By their unwillingness to engage with hate crimes and hate speech against Palestinians in the University of California system, assembly members Bloom and Medina demonstrated that they don’t really care about campus climate at all. The hearing seems to have been a hollow gesture that would allow for squarely pro-Israel state politicians to reinforce their ideological biases while pretending to objectively cater to the feelings and experiences of marginalized student voices.

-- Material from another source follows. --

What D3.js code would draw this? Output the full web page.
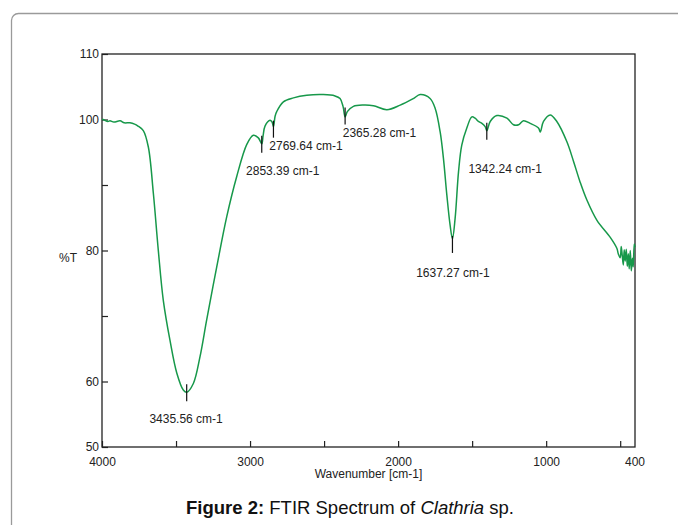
<!DOCTYPE html>
<html>
<head>
<meta charset="utf-8">
<script src="https://cdn.jsdelivr.net/npm/d3@7"></script>
<style>
  body { margin: 0; background: #fff; }
  svg text { font-family: "Liberation Sans", Arial, sans-serif; }
</style>
</head>
<body>
<div id="chart"></div>
<script>
// spectrum (wavenumber cm-1, %T)
const wavenumbers = [4000, 3993, 3960, 3946, 3920, 3878, 3850, 3811, 3780, 3757, 3721, 3687, 3653, 3620, 3586, 3541, 3495, 3451, 3428,
  3383, 3338, 3293, 3225, 3157, 3090, 3022, 2978, 2944, 2921, 2912, 2899, 2865, 2851, 2842, 2831, 2820,
  2775, 2707, 2617, 2505, 2426, 2392, 2372, 2358, 2343, 2302, 2234, 2167, 2076, 1986, 1897, 1851, 1784,
  1750, 1716, 1694, 1671, 1649, 1633, 1615, 1592, 1570, 1536, 1502, 1480, 1457, 1434, 1412, 1401, 1378,
  1333, 1265, 1221, 1186, 1153, 1108, 1052, 1040, 1018, 973, 928, 860, 815, 770, 725, 657, 567, 522,
  513, 500, 493, 486, 479, 473, 466, 459, 452, 445, 439, 432, 425, 418, 412, 405, 400];
const transmittance = [100.0, 100.0, 99.7, 99.8, 99.6, 99.8, 99.5, 99.5, 99.3, 99.0, 98.3, 95.8, 88.7, 80.1, 72.4, 66.3, 61.3, 58.7, 58.35,
  59.7, 63.8, 69.4, 77.5, 85.2, 91.3, 96.2, 97.6, 97.2, 96.3, 97.5, 99.0, 99.9, 99.6, 98.9, 100.5, 101.2,
  102.7, 103.3, 103.7, 103.8, 103.6, 103.2, 102.0, 100.4, 101.2, 102.0, 102.2, 102.1, 101.5, 102.2, 103.2, 103.8, 103.2,
  101.7, 98.1, 94.1, 88.5, 83.9, 81.8, 84.9, 92.0, 96.1, 98.7, 100.4, 100.2, 99.7, 99.4, 98.9, 98.3, 99.7,
  100.6, 100.2, 99.2, 99.2, 99.8, 99.4, 98.7, 98.1, 99.7, 100.7, 99.7, 96.6, 93.6, 90.4, 87.7, 84.6, 82.0, 80.3,
  79.5, 78.9, 80.6, 79.2, 77.8, 80.1, 78.4, 80.2, 77.6, 79.5, 77.2, 80.0, 76.9, 78.8, 77.5, 81.0, 80.5];

// peak annotations: where the marker sits, its label, and the label anchor (data units)
const peakWn = [3428, 2921, 2842, 2358, 1633, 1401];
const peakT = [58.35, 96.3, 98.6, 100.6, 81.0, 98.3];
const peakLabels = ["3435.56 cm-1", "2853.39 cm-1", "2769.64 cm-1", "2365.28 cm-1", "1637.27 cm-1", "1342.24 cm-1"];
const labelWn = [3680, 3027, 2870, 2374, 1878, 1525];
const labelT = [53.6, 91.6, 95.4, 97.3, 76.0, 91.8];

const xTicks = [4000, 3500, 3000, 2500, 2000, 1500, 1000, 500];
const xTickLabels = [4000, 3000, 2000, 1000];
const yTicks = [110, 100, 90, 80, 70, 60, 50];
const yTickLabels = [110, 100, 80, 60, 50];

const W = 678, H = 525;
const plot = { left: 102, right: 635, top: 54, bottom: 447 };

const svg = d3.select("#chart").append("svg")
  .attr("width", W)
  .attr("height", H);

// outer panel border (runs off the page right and bottom)
svg.append("rect")
  .attr("x", 11.5).attr("y", 13.5)
  .attr("width", 720).attr("height", 600)
  .attr("rx", 7)
  .attr("fill", "none")
  .attr("stroke", "#9a9a9a")
  .attr("stroke-width", 1.3);

const x = d3.scaleLinear().domain([4000, 400]).range([plot.left, plot.right]);
const y = d3.scaleLinear().domain([50, 110]).range([plot.bottom, plot.top]);

// axes, ticks pointing inward
const xAxis = d3.axisBottom(x)
  .tickValues(xTicks)
  .tickSizeInner(-6)
  .tickSizeOuter(0)
  .tickPadding(10)
  .tickFormat(d => xTickLabels.includes(d) ? d : "");

const yAxis = d3.axisLeft(y)
  .tickValues(yTicks)
  .tickSizeInner(-6)
  .tickSizeOuter(0)
  .tickPadding(3)
  .tickFormat(d => yTickLabels.includes(d) ? d : "");

const gx = svg.append("g")
  .attr("transform", `translate(0,${plot.bottom})`)
  .call(xAxis);
const gy = svg.append("g")
  .attr("transform", `translate(${plot.left},0)`)
  .call(yAxis);

[gx, gy].forEach(g => {
  g.select(".domain").remove();
  g.selectAll(".tick line").attr("stroke", "#222").attr("stroke-width", 1.2);
  g.selectAll("text").attr("fill", "#222").style("font-size", "12px");
});

// last x label sits at the right frame
svg.append("text")
  .attr("x", x(400)).attr("y", plot.bottom + 10)
  .attr("dy", "0.71em")
  .attr("text-anchor", "middle")
  .attr("fill", "#222")
  .style("font-size", "12px")
  .text("400");

// frame
svg.append("rect")
  .attr("x", plot.left).attr("y", plot.top)
  .attr("width", plot.right - plot.left)
  .attr("height", plot.bottom - plot.top)
  .attr("fill", "none")
  .attr("stroke", "#222")
  .attr("stroke-width", 1.3);

// spectrum
const points = wavenumbers.map((w, i) => [w, transmittance[i]]);
const line = d3.line()
  .x(d => x(d[0]))
  .y(d => y(d[1]))
  .curve(d3.curveCatmullRom.alpha(0.5));

svg.append("path")
  .datum(points)
  .attr("d", line)
  .attr("fill", "none")
  .attr("stroke", "#17984a")
  .attr("stroke-width", 1.5)
  .attr("stroke-linejoin", "round");

// peak markers and labels
peakWn.forEach((w, i) => {
  const py = y(peakT[i]);
  svg.append("line")
    .attr("x1", x(w)).attr("x2", x(w))
    .attr("y1", py - 8).attr("y2", py + 9)
    .attr("stroke", "#111")
    .attr("stroke-width", 1.2);
  svg.append("text")
    .attr("x", x(labelWn[i])).attr("y", y(labelT[i]))
    .attr("fill", "#222")
    .style("font-size", "12px")
    .text(peakLabels[i]);
});

// axis titles
svg.append("text")
  .attr("x", (plot.left + plot.right) / 2).attr("y", 478)
  .attr("text-anchor", "middle")
  .attr("fill", "#222")
  .style("font-size", "12px")
  .text("Wavenumber [cm-1]");

svg.append("text")
  .attr("x", 59).attr("y", 262)
  .attr("fill", "#222")
  .style("font-size", "12px")
  .text("%T");

// caption
const cap = svg.append("text")
  .attr("x", 350).attr("y", 514)
  .attr("text-anchor", "middle")
  .attr("fill", "#111")
  .style("font-size", "18.5px");
cap.append("tspan").attr("font-weight", "bold").text("Figure 2:");
cap.append("tspan").text(" FTIR Spectrum of ");
cap.append("tspan").attr("font-style", "italic").text("Clathria");
cap.append("tspan").text(" sp.");
</script>
</body>
</html>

It is unclear what, if anything, will come out of this hearing. But, as the Joint Council forUAW 2865, the union representing over 14,000 student workers across the UC system, recently expressed in a statement responding to the latest batch of Horowitz posters, until the UC Regents and university officials can put aside their relentless pro-Israel agenda enough to genuinely address student welfare and concerns, they are just as complicit in creating a hostile campus climate for students as the individuals who put up the latest round of Horowitz posters. We can say exactly the same for state politicians. Is a relentless focus on Israel really worth ignoring the harassment, intimidation and marginalization that students continue to face? We hope not, and this should be just as true for Palestinian students as for any other.